I’d like to share a video test I uploaded for a low-end Sony (Black Friday Haul). My criteria was I was looking for a quality affordable sub-$200 primarily for youtube. This was $129 list $249. I got a SanDisk Ultra 16GB card for $10 reg $40 since this doesn’t have internal memory. I like the flexibility anyway. So I got that much.

I put the full specs in the video description for those who might be looking for Xmas deals like I did. I find other youtube videos helpful.

One thing that no one mentioned about the cam, outside of one comment, was the obvious wide angle barrel distortion. It’s a 29.8mm Carl Zeiss lens. It says WIDE on the front of it. And they mean wide.

"SONY HDR CX220 Barrel Distortion Examples Wide Angle (Full Cam Specs in Description)" on my amusement420 channel. You'll immediately say Woah. That's a warped closet door

https://www.youtube.com/watch?v=GTPseS-aRBA

1. I had a $1k Sony TRV30 MiniDV. For it’s day was top of the line consumer. (which is why I tried this Sony) The Carl Ziess lens, the outstanding mic, it was heavy, but solid. Large LCD screen (more than you need), a color viewfinder that slid out and tilted upwards (I used that often), analog pass-thru so I could digitize laser discs, VHS, 8mm to my Mac via Firewire to burn DVD-R’s (I had 5hrs worth of 50-60’s 8mm film digitized by a retired detective with the proper equipment before it was prevlant). The tape mechanism finally wore out in 2009. It would’ve cost $500 to fix.

2. User background: I’m a graphic designer.
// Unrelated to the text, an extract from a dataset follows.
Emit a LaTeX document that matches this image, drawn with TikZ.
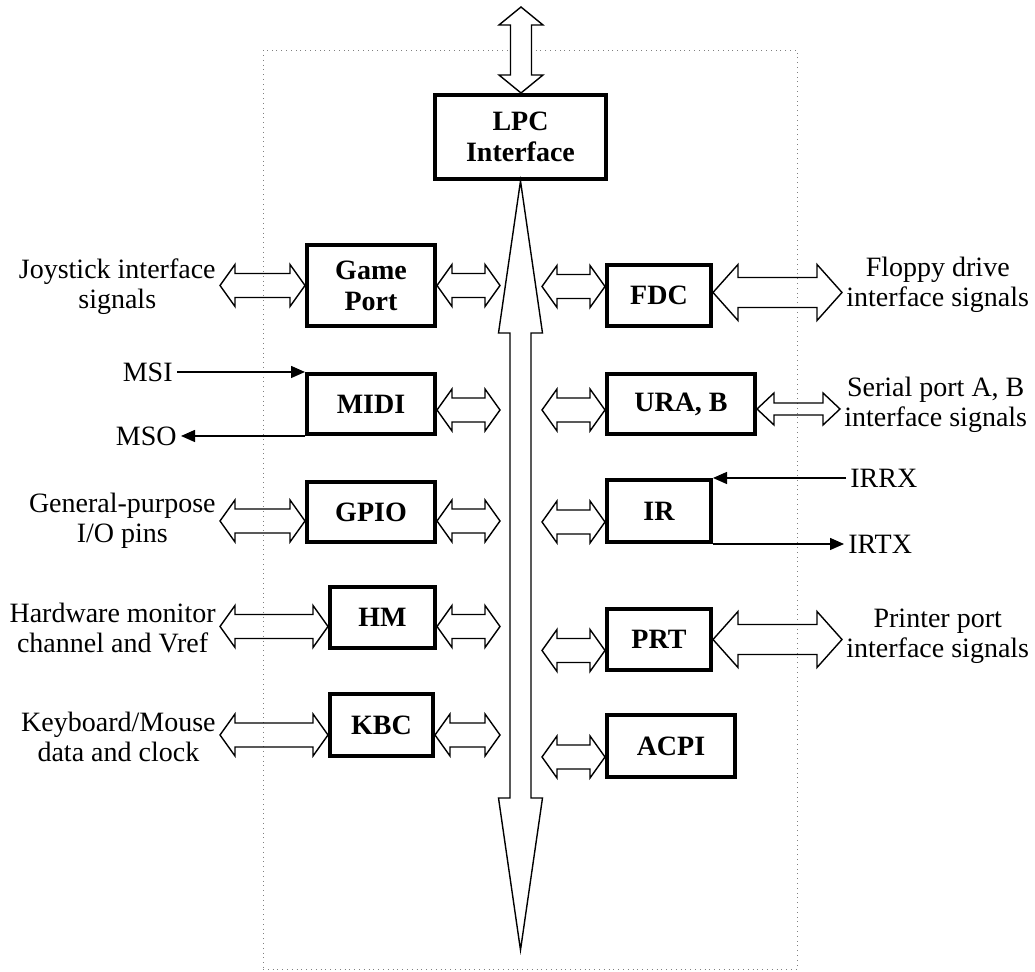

I shoot a lot of youtube videos for a creative outlet. Made some friends with common interests along the way. Unexpected ROI. So additional criteria for a replacement cam, besides a holiday end-of-the-model year sales, was one that could primarily work for shooting vintage, nostalgic toys, games, Star Wars etc. in a controlled lighting situation at 1280x720 HD or some 1080 MP4 for iMovie HD. They’ll be still life’s I can talk about and zoom into the detail or I like to pick up the cam at wide angle and move it hand-held as close as I can and move around the subject. I’ve done a test which I haven’t uploaded yet. fwiw I use clamp lights on stands with 60W bulbs (13W fluorescent equivalents buzz too much at a close distance). The diffusers are old white T-shirts duct taped to them :

3. I’ve been using a Canon PowerShot A470 with a 1GB card sparingly. A) It makes it a challenge B) it’s similar to those old 8mm film cameras (we still have) in that you force yourself to shoot stills that move for a few seconds before the battery wears down : Interesting way to shoot. But at some point you need a real cam.
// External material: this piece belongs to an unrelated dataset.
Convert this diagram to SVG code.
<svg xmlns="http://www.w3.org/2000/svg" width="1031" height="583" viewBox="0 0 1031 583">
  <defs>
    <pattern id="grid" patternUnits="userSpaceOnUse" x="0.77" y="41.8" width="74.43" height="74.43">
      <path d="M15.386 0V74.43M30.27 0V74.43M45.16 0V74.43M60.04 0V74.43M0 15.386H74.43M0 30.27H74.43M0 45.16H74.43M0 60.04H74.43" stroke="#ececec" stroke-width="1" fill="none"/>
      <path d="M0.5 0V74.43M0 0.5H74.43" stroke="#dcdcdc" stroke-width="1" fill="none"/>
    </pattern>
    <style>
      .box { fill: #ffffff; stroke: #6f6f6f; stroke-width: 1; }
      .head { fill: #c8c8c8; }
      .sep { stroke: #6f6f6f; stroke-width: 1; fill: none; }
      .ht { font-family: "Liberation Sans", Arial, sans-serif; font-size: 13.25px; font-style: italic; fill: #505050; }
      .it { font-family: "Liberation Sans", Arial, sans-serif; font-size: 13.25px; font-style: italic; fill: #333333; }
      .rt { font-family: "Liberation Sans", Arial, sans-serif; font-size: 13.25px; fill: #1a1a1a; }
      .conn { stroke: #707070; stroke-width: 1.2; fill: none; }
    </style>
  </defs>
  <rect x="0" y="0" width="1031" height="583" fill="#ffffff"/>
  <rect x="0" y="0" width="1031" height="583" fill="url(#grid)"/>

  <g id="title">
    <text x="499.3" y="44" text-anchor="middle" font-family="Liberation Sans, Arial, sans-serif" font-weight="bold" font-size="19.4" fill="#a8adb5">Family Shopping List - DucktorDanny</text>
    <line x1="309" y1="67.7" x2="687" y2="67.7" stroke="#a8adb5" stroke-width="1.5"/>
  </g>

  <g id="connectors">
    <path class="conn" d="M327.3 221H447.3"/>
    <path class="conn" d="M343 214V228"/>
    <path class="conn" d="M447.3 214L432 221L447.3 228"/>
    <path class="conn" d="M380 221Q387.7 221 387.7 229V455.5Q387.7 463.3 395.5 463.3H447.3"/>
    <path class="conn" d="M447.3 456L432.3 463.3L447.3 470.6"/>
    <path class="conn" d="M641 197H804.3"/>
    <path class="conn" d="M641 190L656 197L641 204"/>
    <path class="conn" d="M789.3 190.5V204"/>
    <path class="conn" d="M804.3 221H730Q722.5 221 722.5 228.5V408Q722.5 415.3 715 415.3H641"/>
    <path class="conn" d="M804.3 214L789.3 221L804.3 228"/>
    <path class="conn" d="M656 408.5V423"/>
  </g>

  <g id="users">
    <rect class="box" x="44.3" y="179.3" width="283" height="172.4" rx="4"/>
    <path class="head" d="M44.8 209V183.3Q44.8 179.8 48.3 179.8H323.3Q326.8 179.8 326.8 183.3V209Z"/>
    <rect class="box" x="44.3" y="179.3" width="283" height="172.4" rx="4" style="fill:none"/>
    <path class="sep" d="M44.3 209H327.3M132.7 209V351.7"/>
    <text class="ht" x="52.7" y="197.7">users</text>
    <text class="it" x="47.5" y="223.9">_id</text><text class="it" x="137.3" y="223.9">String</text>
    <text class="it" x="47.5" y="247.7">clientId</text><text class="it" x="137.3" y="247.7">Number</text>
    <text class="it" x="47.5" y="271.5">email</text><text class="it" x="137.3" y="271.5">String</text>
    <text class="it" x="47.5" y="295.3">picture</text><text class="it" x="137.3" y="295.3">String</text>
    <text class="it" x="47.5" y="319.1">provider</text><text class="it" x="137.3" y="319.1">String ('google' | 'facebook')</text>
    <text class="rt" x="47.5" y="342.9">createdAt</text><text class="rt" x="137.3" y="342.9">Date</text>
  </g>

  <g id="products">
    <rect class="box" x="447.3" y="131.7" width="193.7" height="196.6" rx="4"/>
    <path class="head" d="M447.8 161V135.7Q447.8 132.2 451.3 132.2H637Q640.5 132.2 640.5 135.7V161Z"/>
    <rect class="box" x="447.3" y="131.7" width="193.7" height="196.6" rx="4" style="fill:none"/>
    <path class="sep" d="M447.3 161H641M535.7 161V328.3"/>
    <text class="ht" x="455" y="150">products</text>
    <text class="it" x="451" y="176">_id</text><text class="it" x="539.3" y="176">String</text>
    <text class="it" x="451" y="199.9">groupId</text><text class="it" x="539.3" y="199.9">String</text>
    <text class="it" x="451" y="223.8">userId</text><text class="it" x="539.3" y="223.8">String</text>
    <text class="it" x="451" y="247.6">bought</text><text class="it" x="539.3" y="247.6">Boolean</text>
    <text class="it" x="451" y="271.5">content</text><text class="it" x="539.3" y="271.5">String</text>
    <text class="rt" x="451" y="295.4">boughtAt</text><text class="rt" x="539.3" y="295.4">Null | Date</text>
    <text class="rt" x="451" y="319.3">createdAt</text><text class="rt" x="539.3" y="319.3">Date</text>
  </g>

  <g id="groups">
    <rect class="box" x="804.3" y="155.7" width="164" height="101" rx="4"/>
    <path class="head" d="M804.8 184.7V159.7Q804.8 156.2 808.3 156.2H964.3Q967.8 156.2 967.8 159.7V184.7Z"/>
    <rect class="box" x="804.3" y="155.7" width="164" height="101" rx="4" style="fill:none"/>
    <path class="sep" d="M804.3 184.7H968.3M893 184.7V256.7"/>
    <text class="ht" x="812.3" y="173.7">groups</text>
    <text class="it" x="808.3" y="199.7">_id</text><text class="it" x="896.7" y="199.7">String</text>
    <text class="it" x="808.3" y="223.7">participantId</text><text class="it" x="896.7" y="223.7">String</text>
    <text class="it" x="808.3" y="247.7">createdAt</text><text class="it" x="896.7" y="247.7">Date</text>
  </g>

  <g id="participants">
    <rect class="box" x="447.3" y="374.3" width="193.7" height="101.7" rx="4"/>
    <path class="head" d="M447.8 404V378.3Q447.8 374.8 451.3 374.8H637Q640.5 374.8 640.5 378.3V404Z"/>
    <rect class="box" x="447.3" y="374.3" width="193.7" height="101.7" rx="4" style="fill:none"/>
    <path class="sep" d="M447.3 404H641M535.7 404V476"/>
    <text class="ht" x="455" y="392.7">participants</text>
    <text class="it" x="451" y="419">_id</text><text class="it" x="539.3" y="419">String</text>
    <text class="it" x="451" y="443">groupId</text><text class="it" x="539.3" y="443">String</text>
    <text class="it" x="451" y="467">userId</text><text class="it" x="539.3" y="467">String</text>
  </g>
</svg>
Secondarily I’d shoot amusement park shows. The wide angle won’t work for close-up subjects. A show near the stage would be interesting.

4. Bottom line. It shows great sharp detail. But the cam makes a constant chirping noise which is caused by the auto focus in a quiet environment. I can’t use that for collectibles.

It has a smooth fantastic 27x (is all you need) zoom. I may put clips up.

5. Ironically I’m using it to tape the LCD GUI functionality of a Canon HF R400 which is comparable but a little higher quality. I’ll share that and my review of mostly good and a couple bad features later.

Anyway the video link above is an interesting wide angle look. It’s the type of video test I like to see myself. Hope it helps anyone considering one. I hear the CX230 is the same.